A lot of smart computer scientists have figured this stuff out. Why do we still bother with it?
- difficult to integrate automatic memory management with languages that give open interface to memory
- difficult to retrofit into legacy languages and systems
- when those legacy languages and systems were built, tradeoffs were different
- automatic systems make it harder to use the knowledge you have about your problem
- explicit management (using specific knowledge of problem, making explicit policy choices) is best when resources get really scarce
-> And in the old days, all resources were really scarse
But, before we can really talk about this...
We need to understand:
- Why is memory management hard (what does it mean to do it well)
- What kinds of knowledge might we have about our system that can use to make memory stuff address #1 "better"?
- What kinds of things might we do to actually do #2 (this is the language specific part).

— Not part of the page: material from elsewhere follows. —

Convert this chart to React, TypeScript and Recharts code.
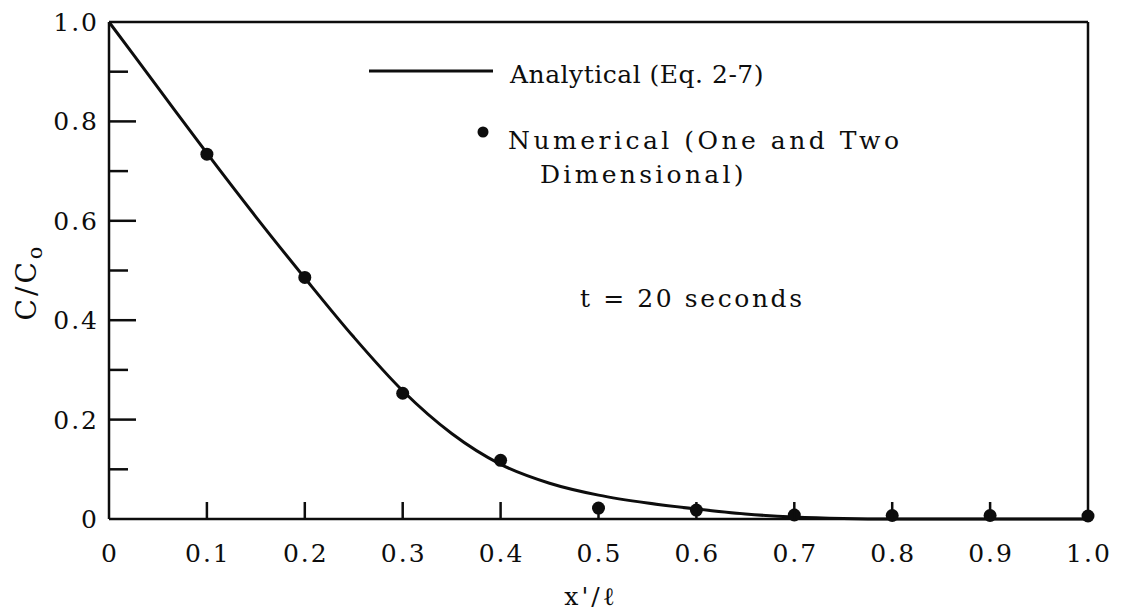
import { ComposedChart, Line, Scatter, XAxis, YAxis, ReferenceLine, Legend } from 'recharts'

const FONT = '"DejaVu Serif", serif'
const INK = '#0d0d0d'
const W = 1106
const H = 610

const xTicks = [0, 0.1, 0.2, 0.3, 0.4, 0.5, 0.6, 0.7, 0.8, 0.9, 1.0]
const yTicks = [0, 0.1, 0.2, 0.3, 0.4, 0.5, 0.6, 0.7, 0.8, 0.9, 1.0]

// analytical curve (Eq. 2-7)
const analyticalX = [0, 0.05, 0.1, 0.15, 0.2, 0.25, 0.3, 0.35, 0.4, 0.45, 0.5, 0.55, 0.6, 0.65, 0.7, 0.75, 0.8, 0.9, 1.0]
const analyticalC = [1.0, 0.868, 0.736, 0.608, 0.485, 0.366, 0.258, 0.172, 0.11, 0.072, 0.048, 0.032, 0.02, 0.01, 0.004, 0.001, 0, 0, 0]

// numerical points
const numericalX = [0.1, 0.2, 0.3, 0.4, 0.5, 0.6, 0.7, 0.8, 0.9, 1.0]
const numericalC = [0.734, 0.486, 0.253, 0.118, 0.022, 0.018, 0.008, 0.007, 0.007, 0.006]

const analyticalName = 'Analytical (Eq. 2-7)'
const numericalName = ['Numerical (One and Two', 'Dimensional)']
const timeNote = 't = 20 seconds'

const analytical = analyticalX.map((x, i) => ({ x, c: analyticalC[i] }))
const numerical = numericalX.map((x, i) => ({ x, c: numericalC[i] }))

const fmt = (v: number) => (v === 0 ? '0' : v.toFixed(1))

function YTick(props: any) {
    const { x, y, payload } = props
    const axisX = x + 12
    const v = payload.value
    const major = Math.round(v * 10) % 2 === 0
    const len = major ? 27 : 19
    return (
        <g>
            {v > 0 && v < 1 && (
                <line x1={axisX} x2={axisX + len} y1={y} y2={y} stroke={INK} strokeWidth={2.5} />
            )}
            {major && (
                <text x={axisX - 10} y={y} dy="0.36em" textAnchor="end" fontFamily={FONT} fontSize={25} letterSpacing={2} fill={INK}>
                    {fmt(v)}
                </text>
            )}
        </g>
    )
}

function XTick(props: any) {
    const { x, y, payload } = props
    const v = payload.value
    return (
        <g>
            {v > 0 && v < 1 && <line x1={x} x2={x} y1={y} y2={y - 17} stroke={INK} strokeWidth={2.5} />}
            <text x={x + 1} y={y + 43} textAnchor="middle" fontFamily={FONT} fontSize={25} letterSpacing={2} fill={INK}>
                {fmt(v)}
            </text>
        </g>
    )
}

function Dot(props: any) {
    const { cx, cy } = props
    return <circle cx={cx} cy={cy} r={6.5} fill={INK} />
}

function Notes() {
    const t = { fontFamily: FONT, fontSize: 25, fill: INK }
    return (
        <svg width={W} height={H} style={{ display: 'block' }}>
            <line x1={361} x2={485} y1={63} y2={63} stroke={INK} strokeWidth={3} />
            <text x={502} y={75} {...t} letterSpacing={0.5}>{analyticalName}</text>
            <circle cx={475} cy={124} r={5.5} fill={INK} />
            <text x={500} y={141} {...t} letterSpacing={3.5}>{numericalName[0]}</text>
            <text x={532} y={175} {...t} letterSpacing={3.3}>{numericalName[1]}</text>
            <text x={572} y={299} {...t} letterSpacing={2.6}>{timeNote}</text>
            <text transform="translate(28 274) rotate(-90)" textAnchor="middle" fontFamily={FONT} fontSize={28} letterSpacing={3} fill={INK}>
                C/C<tspan dy="0.3em" fontSize={21}>o</tspan>
            </text>
            <text x={583} y={597} textAnchor="middle" fontFamily={FONT} fontSize={25} letterSpacing={3} fill={INK}>
                x'/ℓ
            </text>
        </svg>
    )
}

export default function App() {
    return (
        <div style={{ width: W, height: H, background: '#fff' }}>
            <ComposedChart width={W} height={H} margin={{ top: 14, right: 26, left: 0, bottom: 0 }}>
                <XAxis
                    dataKey="x"
                    type="number"
                    domain={[0, 1]}
                    ticks={xTicks}
                    interval={0}
                    height={99}
                    tickSize={0}
                    tickMargin={0}
                    tick={<XTick />}
                    axisLine={{ stroke: INK, strokeWidth: 2.5 }}
                    tickLine={false}
                />
                <YAxis
                    dataKey="c"
                    type="number"
                    domain={[0, 1]}
                    ticks={yTicks}
                    interval={0}
                    width={101}
                    tickSize={0}
                    tickMargin={12}
                    tick={<YTick />}
                    axisLine={{ stroke: INK, strokeWidth: 2.5 }}
                    tickLine={false}
                />
                <ReferenceLine y={1} stroke={INK} strokeWidth={2.5} />
                <ReferenceLine x={1} stroke={INK} strokeWidth={2.5} />
                <Line
                    data={analytical}
                    dataKey="c"
                    name={analyticalName}
                    type="monotone"
                    stroke={INK}
                    strokeWidth={3}
                    dot={false}
                    isAnimationActive={false}
                />
                <Scatter
                    data={numerical}
                    dataKey="c"
                    name={numericalName.join(' ')}
                    fill={INK}
                    shape={<Dot />}
                    isAnimationActive={false}
                />
                <Legend
                    layout="horizontal"
                    verticalAlign="middle"
                    align="center"
                    content={() => <Notes />}
                    wrapperStyle={{ position: 'absolute', left: 0, top: 0, width: W, height: H, pointerEvents: 'none' }}
                />
            </ComposedChart>
        </div>
    )
}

5. Why is memory management hard?
- Shuffling / relocation
- fragmentation
- efficient shutdown
- efficient allocation/start up
- efficient access (data layout)
- unpredictability
- dealine with fixed sized pools (caches/finite texture memory)
- danglers
- leaks
- serialization
- predictable layout can be used to simplify many things
6. How does malloc work?
- header blocks (guard blocks) - since we don't know the size
- free lists
- search for free blocks
6.1 Why is malloc inefficient?
- distributes the work into little packets - can't amortize
- no global perspective
- doesn't really know much about the data
7. What can we learn from Garbage Collectors?
- free list
- object list / root set
- reachability analysis
- generations
- need to know what is a pointer (and what isn't)

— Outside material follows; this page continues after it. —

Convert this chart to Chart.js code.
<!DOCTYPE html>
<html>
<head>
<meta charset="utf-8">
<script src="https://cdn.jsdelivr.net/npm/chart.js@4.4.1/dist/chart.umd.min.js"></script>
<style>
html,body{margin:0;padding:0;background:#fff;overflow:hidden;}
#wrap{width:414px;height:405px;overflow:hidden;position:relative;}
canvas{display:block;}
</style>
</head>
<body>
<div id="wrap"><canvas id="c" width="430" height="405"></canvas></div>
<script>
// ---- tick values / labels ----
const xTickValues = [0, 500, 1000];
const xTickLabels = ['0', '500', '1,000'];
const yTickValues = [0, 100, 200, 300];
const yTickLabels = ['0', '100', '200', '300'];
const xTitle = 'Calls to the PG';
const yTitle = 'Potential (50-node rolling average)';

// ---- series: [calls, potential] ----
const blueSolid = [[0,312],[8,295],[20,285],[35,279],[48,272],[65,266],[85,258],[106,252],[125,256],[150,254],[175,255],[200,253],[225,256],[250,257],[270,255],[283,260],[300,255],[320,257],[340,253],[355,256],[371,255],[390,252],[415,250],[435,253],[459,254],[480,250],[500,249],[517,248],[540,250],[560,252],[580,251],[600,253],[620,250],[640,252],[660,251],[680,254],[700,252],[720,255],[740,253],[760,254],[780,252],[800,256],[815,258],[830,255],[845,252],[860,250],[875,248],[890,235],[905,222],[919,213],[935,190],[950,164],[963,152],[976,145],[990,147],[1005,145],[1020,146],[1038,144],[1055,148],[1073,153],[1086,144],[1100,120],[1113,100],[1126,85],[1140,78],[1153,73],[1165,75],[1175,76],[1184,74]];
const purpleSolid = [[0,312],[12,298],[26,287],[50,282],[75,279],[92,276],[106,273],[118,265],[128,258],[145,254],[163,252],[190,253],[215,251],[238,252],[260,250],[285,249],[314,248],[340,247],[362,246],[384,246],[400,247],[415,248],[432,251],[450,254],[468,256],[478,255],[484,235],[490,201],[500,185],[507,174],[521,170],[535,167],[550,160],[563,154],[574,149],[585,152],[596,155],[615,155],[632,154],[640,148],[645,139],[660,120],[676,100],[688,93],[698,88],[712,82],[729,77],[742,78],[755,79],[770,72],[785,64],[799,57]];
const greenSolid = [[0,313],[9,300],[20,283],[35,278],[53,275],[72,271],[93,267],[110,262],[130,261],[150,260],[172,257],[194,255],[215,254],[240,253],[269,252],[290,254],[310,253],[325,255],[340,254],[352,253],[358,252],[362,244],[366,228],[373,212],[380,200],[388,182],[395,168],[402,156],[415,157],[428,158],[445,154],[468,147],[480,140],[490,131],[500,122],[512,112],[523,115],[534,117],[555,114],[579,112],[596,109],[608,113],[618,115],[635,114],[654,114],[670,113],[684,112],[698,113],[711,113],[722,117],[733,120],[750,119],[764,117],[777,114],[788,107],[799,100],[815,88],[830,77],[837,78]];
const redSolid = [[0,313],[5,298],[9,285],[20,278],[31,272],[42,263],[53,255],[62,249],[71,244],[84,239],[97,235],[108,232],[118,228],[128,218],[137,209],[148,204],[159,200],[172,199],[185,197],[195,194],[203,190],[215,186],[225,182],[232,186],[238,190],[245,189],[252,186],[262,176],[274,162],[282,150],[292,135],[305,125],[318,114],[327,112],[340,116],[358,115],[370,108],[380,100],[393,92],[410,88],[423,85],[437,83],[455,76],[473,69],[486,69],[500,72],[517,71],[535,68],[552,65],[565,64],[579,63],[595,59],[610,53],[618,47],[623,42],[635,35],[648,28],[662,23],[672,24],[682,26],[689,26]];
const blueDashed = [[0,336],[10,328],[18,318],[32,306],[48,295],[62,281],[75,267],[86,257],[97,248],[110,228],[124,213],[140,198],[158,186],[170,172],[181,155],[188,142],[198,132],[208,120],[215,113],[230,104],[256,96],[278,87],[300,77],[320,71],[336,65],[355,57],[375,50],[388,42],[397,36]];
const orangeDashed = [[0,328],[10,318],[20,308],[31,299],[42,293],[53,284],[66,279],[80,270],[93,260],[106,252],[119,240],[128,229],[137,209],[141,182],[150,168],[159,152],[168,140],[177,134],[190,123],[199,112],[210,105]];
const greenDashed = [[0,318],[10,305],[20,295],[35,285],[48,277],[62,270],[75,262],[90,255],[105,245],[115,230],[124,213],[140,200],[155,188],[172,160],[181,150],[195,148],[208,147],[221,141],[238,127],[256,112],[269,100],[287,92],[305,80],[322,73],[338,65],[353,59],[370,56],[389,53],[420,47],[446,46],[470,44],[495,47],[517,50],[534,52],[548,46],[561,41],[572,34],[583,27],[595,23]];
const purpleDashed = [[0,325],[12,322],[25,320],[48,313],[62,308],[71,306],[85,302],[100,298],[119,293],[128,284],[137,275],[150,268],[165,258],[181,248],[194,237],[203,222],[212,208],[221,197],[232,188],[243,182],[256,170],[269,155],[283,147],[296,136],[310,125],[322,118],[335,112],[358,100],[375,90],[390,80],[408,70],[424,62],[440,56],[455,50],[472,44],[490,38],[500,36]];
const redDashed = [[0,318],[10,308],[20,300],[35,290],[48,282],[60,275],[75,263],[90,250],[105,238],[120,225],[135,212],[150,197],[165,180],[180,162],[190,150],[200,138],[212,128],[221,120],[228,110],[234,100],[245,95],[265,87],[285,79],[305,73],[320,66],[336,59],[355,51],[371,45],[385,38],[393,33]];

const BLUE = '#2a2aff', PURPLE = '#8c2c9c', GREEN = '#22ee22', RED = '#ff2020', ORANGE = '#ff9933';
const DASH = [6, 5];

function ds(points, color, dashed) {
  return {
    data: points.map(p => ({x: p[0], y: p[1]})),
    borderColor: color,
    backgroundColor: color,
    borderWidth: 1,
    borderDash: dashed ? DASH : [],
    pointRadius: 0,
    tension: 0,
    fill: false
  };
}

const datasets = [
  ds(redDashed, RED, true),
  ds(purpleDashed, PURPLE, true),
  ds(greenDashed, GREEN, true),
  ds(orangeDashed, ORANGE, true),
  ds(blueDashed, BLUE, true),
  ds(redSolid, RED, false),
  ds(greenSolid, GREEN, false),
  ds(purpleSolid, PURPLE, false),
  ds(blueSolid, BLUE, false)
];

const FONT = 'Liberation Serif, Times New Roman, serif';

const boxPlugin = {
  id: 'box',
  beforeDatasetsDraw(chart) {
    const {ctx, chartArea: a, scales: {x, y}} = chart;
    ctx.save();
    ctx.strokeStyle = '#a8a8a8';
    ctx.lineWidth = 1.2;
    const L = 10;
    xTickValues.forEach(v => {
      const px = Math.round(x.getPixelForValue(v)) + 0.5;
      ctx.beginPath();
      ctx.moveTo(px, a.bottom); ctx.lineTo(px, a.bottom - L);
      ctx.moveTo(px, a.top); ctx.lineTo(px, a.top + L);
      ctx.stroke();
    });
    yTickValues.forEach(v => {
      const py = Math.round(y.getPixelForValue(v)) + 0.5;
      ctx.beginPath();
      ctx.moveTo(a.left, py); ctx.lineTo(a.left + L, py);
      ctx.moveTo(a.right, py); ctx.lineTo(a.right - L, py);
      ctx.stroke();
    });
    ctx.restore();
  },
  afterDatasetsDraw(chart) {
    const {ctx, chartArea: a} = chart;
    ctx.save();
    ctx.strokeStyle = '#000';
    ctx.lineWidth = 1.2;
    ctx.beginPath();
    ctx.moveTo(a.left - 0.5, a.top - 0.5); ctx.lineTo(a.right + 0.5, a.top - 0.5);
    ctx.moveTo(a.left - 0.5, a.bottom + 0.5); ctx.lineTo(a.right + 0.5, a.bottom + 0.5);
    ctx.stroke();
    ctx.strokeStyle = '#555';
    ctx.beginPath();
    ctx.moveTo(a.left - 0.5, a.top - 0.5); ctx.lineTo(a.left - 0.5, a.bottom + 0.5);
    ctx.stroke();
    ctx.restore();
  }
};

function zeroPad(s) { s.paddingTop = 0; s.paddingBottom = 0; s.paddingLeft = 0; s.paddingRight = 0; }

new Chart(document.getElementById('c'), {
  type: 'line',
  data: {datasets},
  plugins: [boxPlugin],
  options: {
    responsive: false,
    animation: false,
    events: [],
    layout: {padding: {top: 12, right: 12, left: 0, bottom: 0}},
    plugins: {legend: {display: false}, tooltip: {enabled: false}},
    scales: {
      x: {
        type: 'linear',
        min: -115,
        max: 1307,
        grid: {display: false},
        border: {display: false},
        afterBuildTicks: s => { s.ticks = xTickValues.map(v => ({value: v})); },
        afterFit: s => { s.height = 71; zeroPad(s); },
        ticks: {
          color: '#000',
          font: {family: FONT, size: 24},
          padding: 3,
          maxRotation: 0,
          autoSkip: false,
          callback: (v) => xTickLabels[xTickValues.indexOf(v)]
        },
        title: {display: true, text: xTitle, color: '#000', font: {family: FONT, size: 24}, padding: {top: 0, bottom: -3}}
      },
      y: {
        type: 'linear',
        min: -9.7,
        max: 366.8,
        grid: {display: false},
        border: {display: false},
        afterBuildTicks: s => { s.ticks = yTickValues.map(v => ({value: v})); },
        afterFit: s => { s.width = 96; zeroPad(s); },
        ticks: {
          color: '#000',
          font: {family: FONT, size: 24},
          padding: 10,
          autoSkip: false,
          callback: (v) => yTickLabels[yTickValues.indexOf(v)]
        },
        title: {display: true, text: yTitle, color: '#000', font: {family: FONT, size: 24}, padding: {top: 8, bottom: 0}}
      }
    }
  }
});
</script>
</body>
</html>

- object mobility (since we know all the pointers)
- mark/sweep vs. copying
- the big performance win of an entire disconnected patch...
- tagged pointers
8. What might we "know" to help us out?
- understanding object lifetimes
- understanding object connections
- understanding allocation patterns
- understanding the common types / important cases
- understanding when we can afford to spend the time
- its OK to garbage collect now, nothing important is happening
9. Tips and Tricks
9.1 Weak references (indirection)
- allows for relocatability
- allows for late binding / instantiation
- load/unload/cache
- useful (and repeatable) numberings (serializability, debugging, ...)
- downsides:
- lock/unlock - scope issues
- indirection costs
9.2 Late Deletion
9.3 Some easy tricks
- pools of fixed sized objects
- don't need to remember how big they are (no guard blocks)
- regular layout (as an array) - good for debugging
- allocate / mass delete only
- caching / buffering / weak references